Write out the records below from the first line through the line containing "import seaborn as sns", leaving out any pictures.

Source data:
________

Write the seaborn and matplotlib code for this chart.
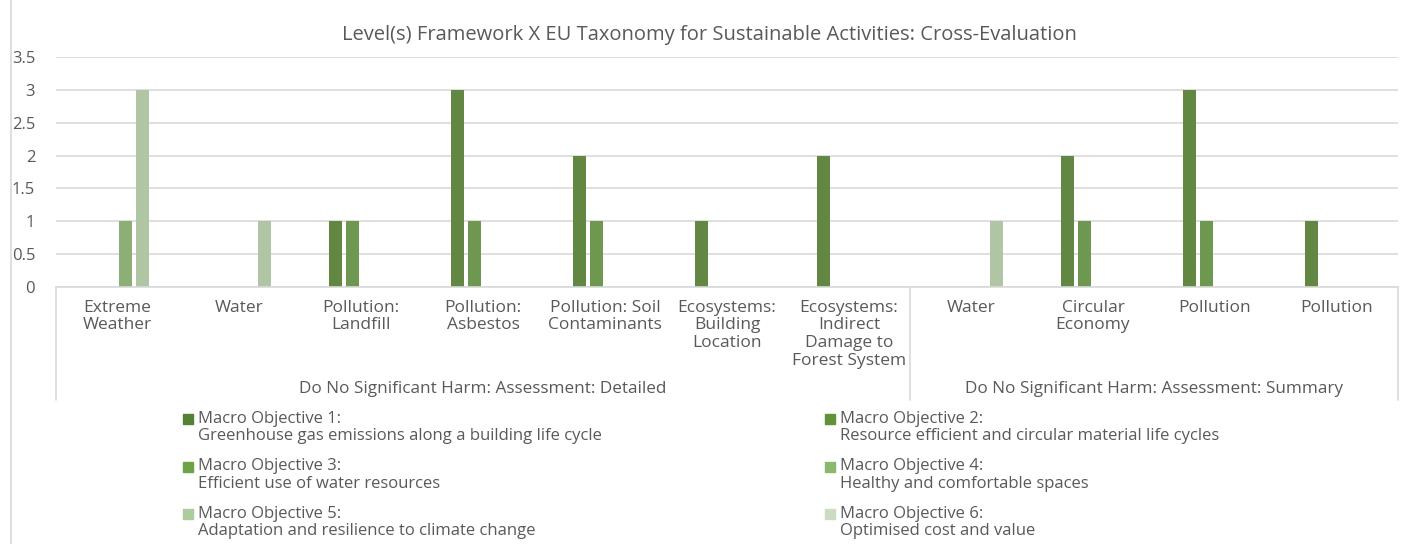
"""Cross-evaluation bar chart: Level(s) framework vs EU taxonomy"""

import pandas as pd
import matplotlib
matplotlib.use("Agg")
import matplotlib.pyplot as plt
import matplotlib.transforms as mtransforms
from matplotlib.lines import Line2D
from matplotlib.patches import Rectangle
import seaborn as sns

# categories (two-level axis)
categories = [
    "Extreme\nWeather", "Water", "Pollution:\nLandfill", "Pollution:\nAsbestos",
    "Pollution: Soil\nContaminants", "Ecosystems:\nBuilding\nLocation",
    "Ecosystems:\nIndirect\nDamage to\nForest System",
    "Water", "Circular\nEconomy", "Pollution", "Pollution",
]
groups = [
    "Do No Significant Harm: Assessment: Detailed",
    "Do No Significant Harm: Assessment: Summary",
]
group_sizes = [7, 4]

series_names = [
    "Macro Objective 1:\nGreenhouse gas emissions along a building life cycle",
    "Macro Objective 2:\nResource efficient and circular material life cycles",
    "Macro Objective 3:\nEfficient use of water resources",
    "Macro Objective 4:\nHealthy and comfortable spaces",
    "Macro Objective 5:\nAdaptation and resilience to climate change",
    "Macro Objective 6:\nOptimised cost and value",
]
mo1 = [0, 0, 0, 0, 0, 0, 0, 0, 0, 0, 0]
mo2 = [0, 0, 1, 3, 2, 1, 2, 0, 2, 3, 1]
mo3 = [0, 0, 1, 1, 1, 0, 0, 0, 1, 1, 0]
mo4 = [1, 0, 0, 0, 0, 0, 0, 0, 0, 0, 0]
mo5 = [3, 1, 0, 0, 0, 0, 0, 1, 0, 0, 0]
mo6 = [0, 0, 0, 0, 0, 0, 0, 0, 0, 0, 0]

colors = ["#548235", "#609238", "#6ca344", "#8ab96c", "#adcb9d", "#cbdcc3"]

keys = [f"c{i}" for i in range(len(categories))]
rows = []
for name, vals in zip(series_names, [mo1, mo2, mo3, mo4, mo5, mo6]):
    for k, v in zip(keys, vals):
        rows.append({"cat": k, "series": name, "value": v})
df = pd.DataFrame(rows)

W, H = 1409, 544
sns.set_theme(style="white")
plt.rcParams["font.family"] = ["Open Sans", "DejaVu Sans"]
txt = "#595959"
grid = "#d9d9d9"


def fx(x):
    return x / W


def fy(y):
    return 1 - y / H


fig = plt.figure(figsize=(W / 100, H / 100), dpi=100)
ax = fig.add_axes([fx(56), fy(287), fx(1398) - fx(56), fy(57) - fy(287)])

sns.barplot(
    data=df, x="cat", y="value", hue="series", order=keys,
    hue_order=series_names, palette=colors, width=0.82, gap=0.22,
    linewidth=0, legend=False, ax=ax,
)

ax.set_xlim(-0.5, len(keys) - 0.5)
ax.set_ylim(0, 3.5)
ax.set_yticks([0, 0.5, 1, 1.5, 2, 2.5, 3, 3.5])
ax.set_yticklabels(["0", "0.5", "1", "1.5", "2", "2.5", "3", "3.5"])
ax.yaxis.grid(True, color=grid, linewidth=1.2)
ax.set_axisbelow(True)
for s in ax.spines.values():
    s.set_visible(False)
ax.set_xlabel("")
ax.set_ylabel("")
ax.set_xticks(range(len(keys)))
ax.set_xticklabels(categories, color=txt, fontsize=12.5, linespacing=1.16)
ax.tick_params(axis="x", length=0, pad=9)
ax.tick_params(axis="y", length=0, pad=15, labelcolor=txt, labelsize=12)

# category box lines
for x0, y0, x1, y1 in [(56, 287, 1398, 287), (56, 287, 56, 400),
                       (910, 287, 910, 400), (1398, 287, 1398, 400),
                       (11, 0, 11, 544)]:
    fig.add_artist(Line2D([fx(x0), fx(x1)], [fy(y0), fy(y1)], color=grid, lw=1.2))

# group labels
trans = mtransforms.blended_transform_factory(ax.transData, fig.transFigure)
start = 0
for g, n in zip(groups, group_sizes):
    xc = start + (n - 1) / 2
    ax.text(xc, fy(389), g, transform=trans, ha="center", va="center",
            color=txt, fontsize=12.3)
    start += n

fig.text(fx(709), fy(35), "Level(s) Framework X EU Taxonomy for Sustainable Activities: Cross-Evaluation",
         ha="center", va="center", color=txt, fontsize=14.5)

# legend, two columns
for i, (name, c) in enumerate(zip(series_names, colors)):
    col, row = i % 2, i // 2
    px = 183 if col == 0 else 825
    py = 419 + row * 47.5
    fig.add_artist(Rectangle((fx(px), fy(py + 5)), fx(10), 10 / H, color=c))
    first, second = name.split("\n")
    fig.text(fx(px + 15), fy(py), first, ha="left", va="center", color=txt,
             fontsize=12)
    fig.text(fx(px + 15), fy(py + 17), second, ha="left", va="center",
             color=txt, fontsize=12)

fig.savefig("out.png", dpi=100)
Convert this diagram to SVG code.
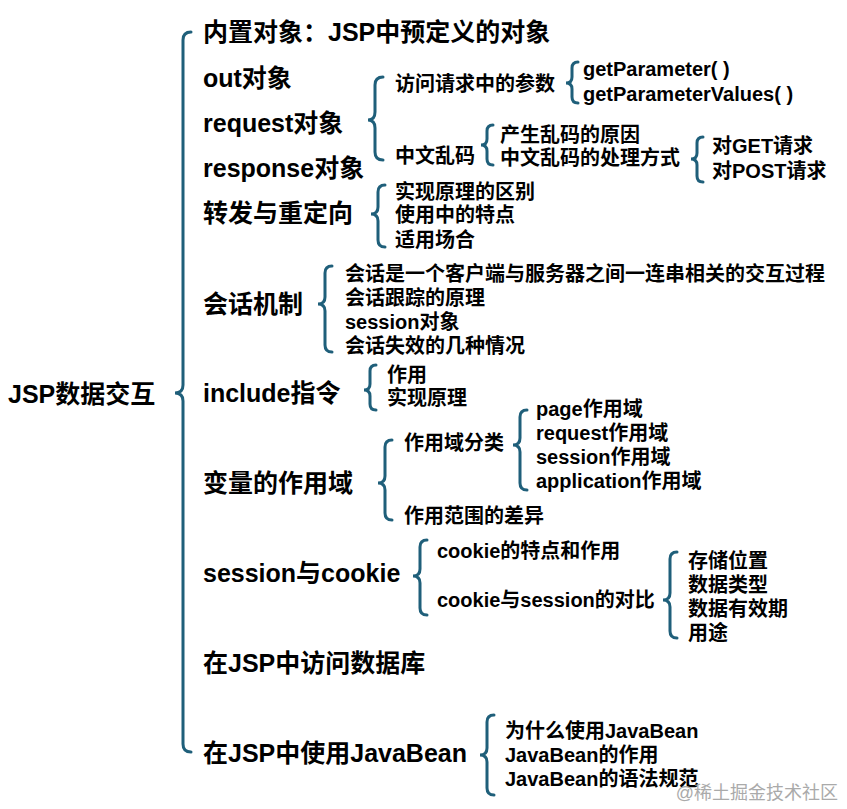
<svg xmlns="http://www.w3.org/2000/svg" width="847" height="809" viewBox="0 0 847 809">
<style>
text{font-family:"Liberation Sans","Noto Sans CJK SC",sans-serif;font-weight:bold;fill:#000}
.l0{font-size:25px}.l1{font-size:25px}.l2{font-size:20px}
.b{fill:none;stroke:#1f5f7a;stroke-width:3;stroke-linecap:round}
.wm{font-size:18px;font-weight:normal;fill:#aaa}
</style>
<rect width="847" height="809" fill="#fff"/>
<g id="connectors">
<path class="b" d="M191,32 Q183,32 183,40 L183,385 Q183,393 175,393 Q183,393 183,401 L183,744 Q183,752 191,752"/>
<path class="b" d="M383,77 Q375,77 375,85 L375,112 Q375,120 368,120 Q375,120 375,128 L375,152 Q375,160 383,160"/>
<path class="b" d="M578,62 Q572,62 572,68 L572,77 Q572,83 566,83 Q572,83 572,89 L572,97 Q572,103 578,103"/>
<path class="b" d="M493,125 Q487,125 487,131 L487,139 Q487,145 481,145 Q487,145 487,151 L487,159 Q487,165 493,165"/>
<path class="b" d="M703,137 Q697,137 697,143 L697,153 Q697,159 691,159 Q697,159 697,165 L697,176 Q697,182 703,182"/>
<path class="b" d="M385,185 Q378,185 378,192 L378,207 Q378,214 371,214 Q378,214 378,221 L378,240 Q378,247 385,247"/>
<path class="b" d="M332,266 Q325,266 325,273 L325,297 Q325,304 318,304 Q325,304 325,311 L325,345 Q325,352 332,352"/>
<path class="b" d="M376,365 Q370,365 370,371 L370,384 Q370,390 364,390 Q370,390 370,396 L370,404 Q370,410 376,410"/>
<path class="b" d="M392,440 Q385,440 385,447 L385,476 Q385,483 378,483 Q385,483 385,490 L385,513 Q385,520 392,520"/>
<path class="b" d="M527,410 Q520,410 520,417 L520,438 Q520,445 513,445 Q520,445 520,452 L520,483 Q520,490 527,490"/>
<path class="b" d="M427,540 Q420,540 420,547 L420,569 Q420,576 413,576 Q420,576 420,583 L420,608 Q420,615 427,615"/>
<path class="b" d="M677,552 Q670,552 670,559 L670,593 Q670,600 663,600 Q670,600 670,607 L670,631 Q670,638 677,638"/>
<path class="b" d="M494,715 Q487,715 487,722 L487,748 Q487,755 480,755 Q487,755 487,762 L487,788 Q487,795 494,795"/>
</g>
<g id="root"><text class="l0" x="8" y="403">JSP数据交互</text></g>
<g id="level1">
<text class="l1" x="203" y="41">内置对象：JSP中预定义的对象</text>
<text class="l1" x="203" y="87">out对象</text>
<text class="l1" x="203" y="132">request对象</text>
<text class="l1" x="203" y="177">response对象</text>
<text class="l1" x="203" y="222">转发与重定向</text>
<text class="l1" x="203" y="313">会话机制</text>
<text class="l1" x="203" y="402">include指令</text>
<text class="l1" x="203" y="492">变量的作用域</text>
<text class="l1" x="203" y="582">session与cookie</text>
<text class="l1" x="203" y="672">在JSP中访问数据库</text>
<text class="l1" x="203" y="762">在JSP中使用JavaBean</text>
</g>
<g id="request">
<text class="l2" x="395" y="91">访问请求中的参数</text>
<text class="l2" x="395" y="163">中文乱码</text>
<text class="l2" x="583" y="76">getParameter( )</text>
<text class="l2" x="583" y="101">getParameterValues( )</text>
<text class="l2" x="500" y="142">产生乱码的原因</text>
<text class="l2" x="500" y="165">中文乱码的处理方式</text>
<text class="l2" x="712" y="153">对GET请求</text>
<text class="l2" x="712" y="178">对POST请求</text>
</g>
<g id="forward">
<text class="l2" x="395" y="199">实现原理的区别</text>
<text class="l2" x="395" y="222">使用中的特点</text>
<text class="l2" x="395" y="247">适用场合</text>
</g>
<g id="session">
<text class="l2" x="345" y="281">会话是一个客户端与服务器之间一连串相关的交互过程</text>
<text class="l2" x="345" y="305">会话跟踪的原理</text>
<text class="l2" x="345" y="329">session对象</text>
<text class="l2" x="345" y="353">会话失效的几种情况</text>
</g>
<g id="include">
<text class="l2" x="387" y="382">作用</text>
<text class="l2" x="387" y="405">实现原理</text>
</g>
<g id="scope">
<text class="l2" x="404" y="450">作用域分类</text>
<text class="l2" x="404" y="523">作用范围的差异</text>
<text class="l2" x="536" y="416">page作用域</text>
<text class="l2" x="536" y="440">request作用域</text>
<text class="l2" x="536" y="464">session作用域</text>
<text class="l2" x="536" y="488">application作用域</text>
</g>
<g id="cookie">
<text class="l2" x="437" y="558">cookie的特点和作用</text>
<text class="l2" x="437" y="607">cookie与session的对比</text>
<text class="l2" x="688" y="568">存储位置</text>
<text class="l2" x="688" y="592">数据类型</text>
<text class="l2" x="688" y="616">数据有效期</text>
<text class="l2" x="688" y="640">用途</text>
</g>
<g id="javabean">
<text class="l2" x="505" y="738">为什么使用JavaBean</text>
<text class="l2" x="505" y="762">JavaBean的作用</text>
<text class="l2" x="505" y="786">JavaBean的语法规范</text>
</g>
<text class="wm" x="838" y="799" text-anchor="end">@稀土掘金技术社区</text>
</svg>
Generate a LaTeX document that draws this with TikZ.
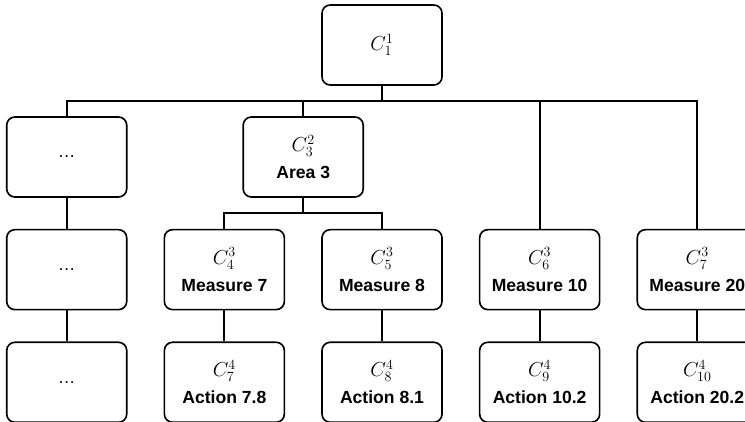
\documentclass[tikz,border=0pt]{standalone}
\usepackage{fontspec}
\setmainfont{Liberation Sans}
\usetikzlibrary{positioning, calc}
\newcommand{\clab}[2]{{\fontsize{18}{20}\selectfont\mdseries$C_{#1}^{#2}$}}

\begin{document}
\begin{tikzpicture}[
          b/.style={draw, line width=1.4pt, rounded corners=7pt, minimum width=3.6cm, minimum height=2.4cm, align=center, font=\fontsize{15}{22}\selectfont\bfseries},
          ln/.style={line width=1.5pt}]
        \clip (0,0) rectangle (22.35,-12.63);
        % top
        \node[b] (c11) at (11.46,-1.35) {\clab{1}{1}};
        % measures
        \node[b, below=4.29cm of c11] (c53) {\clab{5}{3}\\[1pt]Measure 8};
        \node[b, left=1.08cm of c53] (c43) {\clab{4}{3}\\[1pt]Measure 7};
        \node[b, left=1.08cm of c43] (d2) {\mdseries\ldots};
        \node[b, right=1.08cm of c53] (c63) {\clab{6}{3}\\[1pt]Measure 10};
        \node[b, right=1.08cm of c63] (c73) {\clab{7}{3}\\[1pt]Measure 20};
        % areas
        \node[b, above=0.93cm of d2] (d1) {\mdseries\ldots};
        \coordinate (mid) at ($(c43.north)!0.5!(c53.north)$);
        \node[b, above=0.93cm of mid] (c32) {\clab{3}{2}\\[1pt]Area 3};
        % actions
        \node[b, below=0.93cm of d2] (d3) {\mdseries\ldots};
        \node[b, below=0.93cm of c43] (c74) {\clab{7}{4}\\[1pt]Action 7.8};
        \node[b, below=0.93cm of c53] (c84) {\clab{8}{4}\\[1pt]Action 8.1};
        \node[b, below=0.93cm of c63] (c94) {\clab{9}{4}\\[1pt]Action 10.2};
        \node[b, below=0.93cm of c73] (c104) {\clab{10}{4}\\[1pt]Action 20.2};
        % connectors
        \coordinate (bus) at ($(c11.south)+(0,-0.45)$);
        \coordinate (sub) at ($(c32.south)+(0,-0.45)$);
        \draw[ln] (c11) -- (bus);
        \draw[ln] (d1.north) |- (bus) -| (c73.north);
        \draw[ln] (c32.north) -- (c32.north |- bus);
        \draw[ln] (c63.north) -- (c63.north |- bus);
        \draw[ln] (c32) -- (sub);
        \draw[ln] (c43.north) |- (sub) -| (c53.north);
        \draw[ln] (d1) -- (d2);
        \draw[ln] (d2) -- (d3);
        \draw[ln] (c43) -- (c74);
        \draw[ln] (c53) -- (c84);
        \draw[ln] (c63) -- (c94);
        \draw[ln] (c73) -- (c104);
      \end{tikzpicture}
\end{document}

________

Final result:
Write the seaborn and matplotlib code for this chart.
"""Cross-evaluation bar chart: Level(s) framework vs EU taxonomy"""

import pandas as pd
import matplotlib
matplotlib.use("Agg")
import matplotlib.pyplot as plt
import matplotlib.transforms as mtransforms
from matplotlib.lines import Line2D
from matplotlib.patches import Rectangle
import seaborn as sns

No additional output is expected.